Sensate Focus: A Mindful Practice

Originally developed by Masters and Johnson, sensate focus is an exercise often used in sex therapy. It asks couples (or individuals) to:

  • Spend time touching each other (or self-touch) without trying for arousal or orgasm.
  • Focus on sensation alone—temperature, texture, pressure.
  • Notice and redirect the mind when distracted by insecurity or self-criticism.

This practice reduces anxiety and helps rewire the brain for pleasure, not performance.

Actionable Mindfulness Techniques to Try

  1. 3-Minute Breathing Space:

    • Set a timer for three minutes.

    • Sit or lie comfortably.

    • Notice your breath: Where do you feel it?

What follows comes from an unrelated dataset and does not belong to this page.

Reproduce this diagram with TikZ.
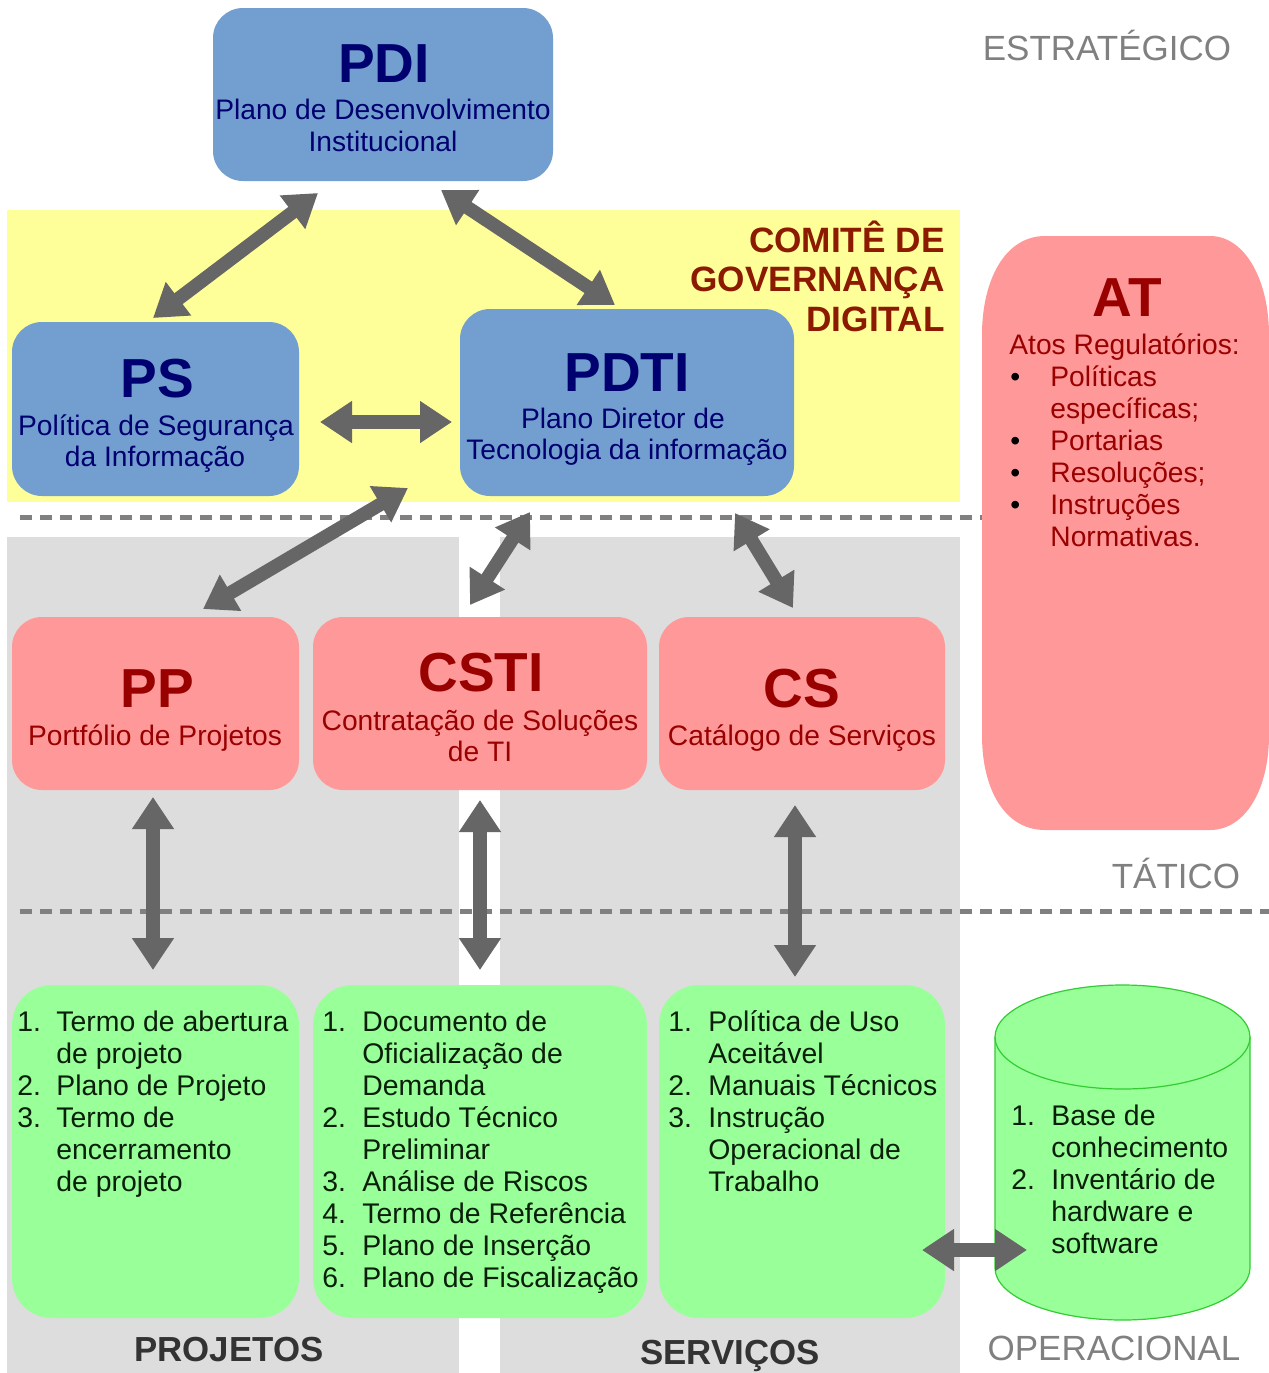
\documentclass[tikz,border=0pt]{standalone}
\usepackage{fontspec}
\setmainfont{Liberation Sans}
\usetikzlibrary{arrows.meta}
\definecolor{boxblue}{HTML}{729FCF}
\definecolor{navy}{HTML}{000070}
\definecolor{lyellow}{HTML}{FFFF99}
\definecolor{lgray}{HTML}{DDDDDD}
\definecolor{pink}{HTML}{FF9999}
\definecolor{dred}{HTML}{990000}
\definecolor{brownred}{HTML}{8B1A00}
\definecolor{lgreen}{HTML}{99FF99}
\definecolor{cylline}{HTML}{33CC33}
\definecolor{arrowgray}{HTML}{666666}
\definecolor{dashgray}{HTML}{808080}
\definecolor{lvlgray}{HTML}{808080}
\definecolor{catgray}{HTML}{333333}
\definecolor{listtext}{HTML}{0A200A}
\begin{document}
\begin{tikzpicture}[x=0.5pt,y=-0.5pt,
  box/.style={inner sep=0pt, rounded corners=15pt},
  bluebox/.style={box, fill=boxblue},
  pinkbox/.style={box, fill=pink},
  greenbox/.style={box, fill=lgreen, rounded corners=20pt},
  ttl/.style={inner sep=0pt, anchor=base, font=\fontsize{27.5}{32}\selectfont\bfseries},
  sub/.style={inner sep=0pt, anchor=base, font=\fontsize{14.1}{16}\selectfont},
  lst/.style={inner sep=0pt, anchor=base west, text=listtext, font=\fontsize{14.2}{16}\selectfont},
  lvl/.style={inner sep=0pt, anchor=base, text=lvlgray, font=\fontsize{17.5}{20}\selectfont},
  cat/.style={inner sep=0pt, anchor=base, text=catgray, font=\fontsize{17.4}{20}\selectfont\bfseries},
  comite/.style={inner sep=0pt, anchor=base east, text=brownred, font=\fontsize{17.6}{20}\selectfont\bfseries},
  dashline/.style={draw=dashgray, line width=2.5pt, dash pattern=on 6pt off 4pt},
  bigarrow/.style={draw=arrowgray, line width=6.8pt,
    {Triangle[length=16pt 0 0,width=20pt 0 0]}-{Triangle[length=16pt 0 0,width=20pt 0 0]}}
]
\useasboundingbox (0,0) rectangle (1269,1373);
\fill[white] (0,0) rectangle (1269,1373);

% regions
\fill[lyellow] (7,210) rectangle (960,502);
\fill[lgray] (7,537) rectangle (459,1373);
\fill[lgray] (500,537) rectangle (960,1373);

% level separators
\coordinate (d1s) at (20,517);
\coordinate (d1e) at (1269,517);
\coordinate (d2s) at (20,911);
\coordinate (d2e) at (1269,911);
\draw[dashline] (d1s) -- (d1e);
\draw[dashline] (d2s) -- (d2e);

% boxes
\node[bluebox, minimum width=170pt, minimum height=86.5pt] (pdi) at (383,94.5) {};
\node[bluebox, minimum width=143.5pt, minimum height=87pt] (ps) at (155.5,409) {};
\node[bluebox, minimum width=167pt, minimum height=93.5pt] (pdti) at (627,402.5) {};
\node[pinkbox, minimum width=143.5pt, minimum height=86.5pt] (pp) at (155.5,703.5) {};
\node[pinkbox, minimum width=167pt, minimum height=86.5pt] (csti) at (480,703.5) {};
\node[pinkbox, minimum width=143pt, minimum height=86.5pt] (cs) at (802,703.5) {};
\node[greenbox, minimum width=143.5pt, minimum height=166.5pt] (g1) at (155.5,1151.5) {};
\node[greenbox, minimum width=167pt, minimum height=166.5pt] (g2) at (480,1151.5) {};
\node[greenbox, minimum width=143pt, minimum height=166.5pt] (g3) at (802,1151.5) {};

% AT shape
\fill[pink] (982,335) .. controls (982,280) and (1005,236) .. (1045,236) -- (1210,236)
  .. controls (1245,236) and (1269,280) .. (1269,335) -- (1269,735)
  .. controls (1269,790) and (1245,830) .. (1210,830) -- (1045,830)
  .. controls (1005,830) and (982,790) .. (982,735) -- cycle;

% cylinder
\filldraw[fill=lgreen, draw=cylline, line width=0.6pt]
  (995,1037) -- (995,1268) .. controls (995,1296.7) and (1052.1,1320) .. (1122.5,1320)
  .. controls (1192.9,1320) and (1250,1296.7) .. (1250,1268) -- (1250,1037)
  .. controls (1250,1008.3) and (1192.9,985) .. (1122.5,985)
  .. controls (1052.1,985) and (995,1008.3) .. (995,1037) -- cycle;
\draw[draw=cylline, line width=0.6pt] (995,1037) .. controls (995,1065.7) and (1052.1,1089) .. (1122.5,1089)
  .. controls (1192.9,1089) and (1250,1065.7) .. (1250,1037);

% arrows
\coordinate (a1s) at (318,193);  \coordinate (a1e) at (153,318);
\coordinate (a2s) at (441,190);  \coordinate (a2e) at (615,305);
\coordinate (a3s) at (320,422);  \coordinate (a3e) at (452,422);
\coordinate (a4s) at (408,488);  \coordinate (a4e) at (203,609);
\coordinate (a5s) at (530,512);  \coordinate (a5e) at (470,605);
\coordinate (a6s) at (735,513);  \coordinate (a6e) at (793,608);
\coordinate (a7s) at (153,797);  \coordinate (a7e) at (153,970);
\coordinate (a8s) at (480,800);  \coordinate (a8e) at (480,970);
\coordinate (a9s) at (795,805);  \coordinate (a9e) at (795,977);
\coordinate (a10s) at (922,1250); \coordinate (a10e) at (1027,1250);
\foreach \k in {1,...,10} { \draw[bigarrow] (a\k s) -- (a\k e); }

% texts: blue boxes
\node[ttl, text=navy] (pdit) at (384,82) {PDI};
\node[sub, text=navy] (pdi1) at (383,119) {Plano de Desenvolvimento};
\node[sub, text=navy] (pdi2) at (383,151) {Institucional};
\node[ttl, text=navy] (pst) at (157,397) {PS};
\node[sub, text=navy] (ps1) at (156,435) {Política de Segurança};
\node[sub, text=navy] (ps2) at (155,466) {da Informação};
\node[ttl, text=navy] (pdtit) at (627,391) {PDTI};
\node[sub, text=navy] (pdti1) at (623,428) {Plano Diretor de};
\node[sub, text=navy] (pdti2) at (627,459) {Tecnologia da informação};

% pink boxes
\node[ttl, text=dred] (ppt) at (157,707) {PP};
\node[sub, text=dred] (pp1) at (155,745) {Portfólio de Projetos};
\node[ttl, text=dred] (cstit) at (481,691) {CSTI};
\node[sub, text=dred] (csti1) at (480,730) {Contratação de Soluções};
\node[sub, text=dred] (csti2) at (480,761) {de TI};
\node[ttl, text=dred] (cst) at (802,707) {CS};
\node[sub, text=dred] (cs1) at (802,745) {Catálogo de Serviços};

% AT
\node[ttl, text=dred] (att) at (1127,316) {AT};
\node[sub, anchor=base west, text=dred] (at0) at (1009,354) {Atos Regulatórios:};
\foreach \b/\t [count=\i] in {\textbullet/Políticas, /específicas;, \textbullet/Portarias, \textbullet/Resoluções;, \textbullet/Instruções, /Normativas.} {
  \node[sub, anchor=base west, text=black] (atb\i) at (1010,{354+32*\i}) {\b};
  \node[sub, anchor=base west, text=dred] (at\i) at (1050,{354+32*\i}) {\t};
}

% committee
\node[comite] (com1) at (945,252) {COMITÊ DE};
\node[comite] (com2) at (945,291) {GOVERNANÇA};
\node[comite] (com3) at (945,331) {DIGITAL};

% levels
\node[lvl] (lv1) at (1107,60) {ESTRATÉGICO};
\node[lvl] (lv2) at (1176,888) {TÁTICO};
\node[lvl] (lv3) at (1114,1360) {OPERACIONAL};
\node[cat] (cat1) at (229,1361) {PROJETOS};
\node[cat] (cat2) at (730,1364) {SERVIÇOS};

% lists
\foreach \n/\t [count=\i] in {1./Termo de abertura, /de projeto, 2./Plano de Projeto, 3./Termo de, /encerramento, /de projeto} {
  \node[lst] (la\i) at (17,{1031+32*(\i-1)}) {\n};
  \node[lst] (lat\i) at (56,{1031+32*(\i-1)}) {\t};
}
\foreach \n/\t [count=\i] in {1./Documento de, /Oficialização de, /Demanda, 2./Estudo Técnico, /Preliminar, 3./Análise de Riscos, 4./Termo de Referência, 5./Plano de Inserção, 6./Plano de Fiscalização} {
  \node[lst] (lb\i) at (322,{1031+32*(\i-1)}) {\n};
  \node[lst] (lbt\i) at (362,{1031+32*(\i-1)}) {\t};
}
\foreach \n/\t [count=\i] in {1./Política de Uso, /Aceitável, 2./Manuais Técnicos, 3./Instrução, /Operacional de, /Trabalho} {
  \node[lst] (lc\i) at (668,{1031+32*(\i-1)}) {\n};
  \node[lst] (lct\i) at (708,{1031+32*(\i-1)}) {\t};
}
\foreach \n/\t [count=\i] in {1./Base de, /conhecimento, 2./Inventário de, /hardware e, /software} {
  \node[lst] (ld\i) at (1011,{1125+32*(\i-1)}) {\n};
  \node[lst] (ldt\i) at (1051,{1125+32*(\i-1)}) {\t};
}
\end{tikzpicture}
\end{document}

Is it fast, slow, deep, shallow?

    • When distracted, gently guide attention back to the breath.


    Try this before sexual activity to calm anxious thoughts.


  2. Pleasure Mapping:
    • Alone or with a partner, explore gentle, non-genital touch (arm, neck, back).
    • Pay close attention to each sensation—temperature, pressure, texture.
    • Rate how it feels: neutral, pleasant, or not for you.
    • No judgement—everything is information.
  3. Mindful Self-Compassion Practice:

    If critical thoughts arise (“I’m bad at this,” “I’ll fail again”), silently say:


    “This is a common struggle. I am learning. I can be kind to myself.”


    Try using a gentle tone; even a single kind phrase can start to change your experience.


When to Seek Mindfulness-Based Sex Therapy

  • When anxiety, pain, or negative beliefs interfere with pleasure or desire.
  • When past trauma or shame makes the body feel unsafe or unapproachable.
  • When other approaches haven’t helped.
  • When you want to explore new tools for intimacy with yourself or a partner.

Look for therapists trained in mindfulness and sex therapy—many COSRT, BACP, and UKCP-accredited professionals in the UK offer this approach.

Real Stories

Harriet, 38:

Years of painful sex left Harriet disconnected from her body. Mindfulness-based therapy allowed her to recognise and soothe tension, differentiate between pain and anxiety, and slowly return to enjoyable intimacy with her partner.

Omar, 62:

Omar’s ED left him anxious and withdrawn. Practicing a daily mindful breathing routine helped him reduce pressure, and he and his partner enjoyed sensual massage without expectations, which improved both arousal and connection.

Further Resources

Conclusion

Mindfulness is not a cure-all, but it’s a gentle and effective tool for breaking cycles of shame, anxiety, and disconnection around sex. With patience, self-compassion, and the right therapeutic support, mindfulness can help you rediscover personal and partnered pleasure—on your own terms.

References

  • Brotto, L.A., et al. (2016). Mindfulness and sexual wellbeing: The science and the practice. Sexual and Relationship Therapy, 31(2): 168–178.
  • Bossio, J.A., et al. (2018). Mindfulness and sexual arousal in men. The Journal of Sexual Medicine, 15(7): 1012–1022.
  • Rellini, A.H., et al. (2012). Mindfulness and sexual functioning in women. Journal of Sex Research, 49(7): 747–757.
  • Mitchell KR, Mercer CH, Ploubidis GB, et al. (2013). Sexual function in Britain: Natsal-3. The Lancet, 382(9907): 1817–1829.